The way that the screenwriters ration story and character information to the audience is more literary than filmic. Boyce and Paterson hold back on revealing the tragic events that befell a young Lomax until a sign from the present day appears – a hose to evoke his water boarding at the hands of the Japanese, for instance. In another moment, when the music wilts as Lomax dances with Patti, he thinks of the radio he built in the camp that was later confiscated by the Japanese, as they feared he was transmitting information with the enemy Chinese.
While that approach may work on the page, it is frustrating to watch a pained adult Lomax set out for retribution without knowing much about what happened to him. His wartime experiences, the focal point of the story, are parceled out in small bits throughout the running time, which sags and saunters its way to a safe conclusion.
Although the mystery of his past builds and is eventually answered, the momentum of the drama is too flat to keep an audience absorbed for long. As a result of holding back the past from the audience, much of the scenes between adult Lomax and Nagase are filled with lots of talking and description, which meanders and rarely registers since we don’t have the foresight of what they are referring to.

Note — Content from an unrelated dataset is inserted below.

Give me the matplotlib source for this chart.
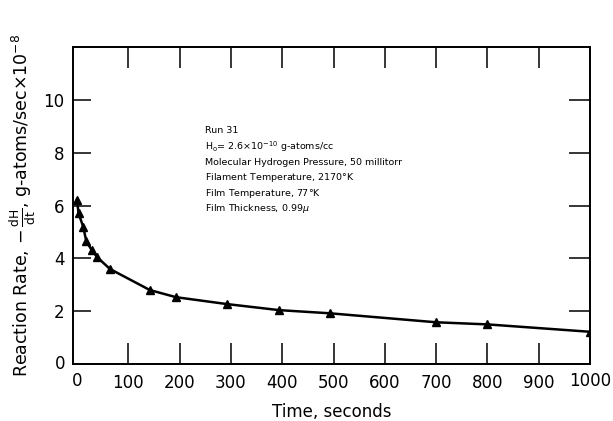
import matplotlib
matplotlib.use("Agg")
import matplotlib.pyplot as plt

# Reaction rate vs time, Run 31
time_s = [0, 3, 12, 18, 29, 39, 64, 142, 193, 292, 394, 493, 700, 800, 1000]
rate = [6.2, 5.7, 5.2, 4.65, 4.3, 4.05, 3.6, 2.8, 2.53, 2.27, 2.04, 1.92, 1.58, 1.5, 1.22]

x_ticks = [100, 200, 300, 400, 500, 600, 700, 800, 900]
x_ticklabels = ["100", "200", "300", "400", "500", "600", "700", "800", "900"]
y_ticks = [2, 4, 6, 8, 10]

notes = [
    "Run 31",
    r"H$_\mathrm{o}$= 2.6$\times$10$^{-10}$ g-atoms/cc",
    "Molecular Hydrogen Pressure, 50 millitorr",
    "Filament Temperature, 2170$\\degree$K",
    "Film Temperature, 77$\\degree$K",
    "Film Thickness, 0.99$\\mu$",
]

plt.rcParams["font.family"] = ["DejaVu Sans"]
plt.rcParams["mathtext.fontset"] = "dejavusans"

fig = plt.figure(figsize=(6.13, 4.21), dpi=100)
ax = fig.add_axes([0.119, 0.1354, 0.8435, 0.7526])

ax.plot(time_s, rate, color="black", lw=1.8, marker="^", ms=6,
        markerfacecolor="black", markeredgecolor="black", zorder=3)

ax.set_xlim(-8, 1000)
ax.set_ylim(0, 12)

ax.set_xticks(x_ticks)
ax.set_xticklabels(x_ticklabels)
ax.set_yticks(y_ticks)
ax.tick_params(axis="x", direction="in", length=15, width=1.1, top=False,
               labelsize=12, pad=7)
ax.tick_params(axis="y", direction="in", length=13, width=1.1, right=False,
               labelsize=12, pad=6)

# inward ticks along the top and right edges
ax_top = ax.twiny()
ax_top.set_xlim(ax.get_xlim())
ax_top.set_xticks(x_ticks)
ax_top.tick_params(axis="x", direction="in", length=15, width=1.1,
                   labeltop=False, bottom=False, top=True)
ax_right = ax.twinx()
ax_right.set_ylim(ax.get_ylim())
ax_right.set_yticks(y_ticks)
ax_right.tick_params(axis="y", direction="in", length=15, width=1.1,
                     labelright=False, left=False, right=True)

for a in (ax, ax_top, ax_right):
    for s in a.spines.values():
        s.set_linewidth(1.1)

# end labels at the origin and right edge
ax.text(1000, -0.3, "1000", ha="center", va="top", fontsize=12)
ax.text(0, -0.3, "0", ha="center", va="top", fontsize=12)
ax.text(-22, 0, "0", ha="right", va="center", fontsize=12)

ax.set_xlabel("Time, seconds", fontsize=12, labelpad=8)
ax.set_ylabel(r"Reaction Rate, $-\,\frac{\mathrm{dH}}{\mathrm{dt}}$, g-atoms/sec$\times$10$^{-8}$",
              fontsize=12.5, labelpad=4)

y0 = 8.83
for i, line in enumerate(notes):
    ax.text(250, y0 - i * 0.59, line, fontsize=6.8, ha="left", va="center")

fig.savefig("out.png", dpi=100)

Structurally, The Railway Man is unstable. Dramatically, the film is also shaky and quite simplistic. The second half features the ugly confrontation between the traumatized old soldier and his captor, Nagase (Hiroyuki Sanada). Lomax’s reconnecting with an old foe does percolate his feelings of disgust, but the growth of his relationship with Nagase moving forward is rushed. The two comes to terms with the events of the past in a frustratingly pat and unconvincing way. To watch climactic meeting between the two men wrap up so quickly betrays the power of what makes this story of human redemption so remarkable.
Making things worse, Australian director Jonathan Teplitzky’s production is too safe. The scenes of what should be harrowing depictions of poor labor conditions and abusive behaviour are more fragile than frightening. Meanwhile, for a story concerned with one man’s coming to terms with his past and trying to find the humanity of the other side, The Railway Man avoids characterizing the Japanese soldiers in a muti-dimensional way, depicting them as little more than barbaric.
A wearied and wrinkled Colin Firth does all he can to bring Lomax’s traumatized state to light, but the strength of the role lies more in the performance than in his characterization. Irvine is similarly terrific, the passivity on his face showing his reluctance to not harm his oppressor – one that mirrors Firth’s exceptionally close when the story moves between times.
That being said, not even Irvine and Firth can save what is a dull take on a dark but compelling account of a corner of World War II that does not often receive a big-screen treatment. Safe and simplistic, The Railway Man does not do a fine job honouring the veteran who died in 2012, or the late Sanada, either. With the exception of some strong performance, the material lacks the feeling and depth that a tale about this kind of reconciliation deserves.
A war veteran’s compelling confrontation of his life in a POW camp is brought to life with insipid pacing and mawkish storytelling in The Railway Man.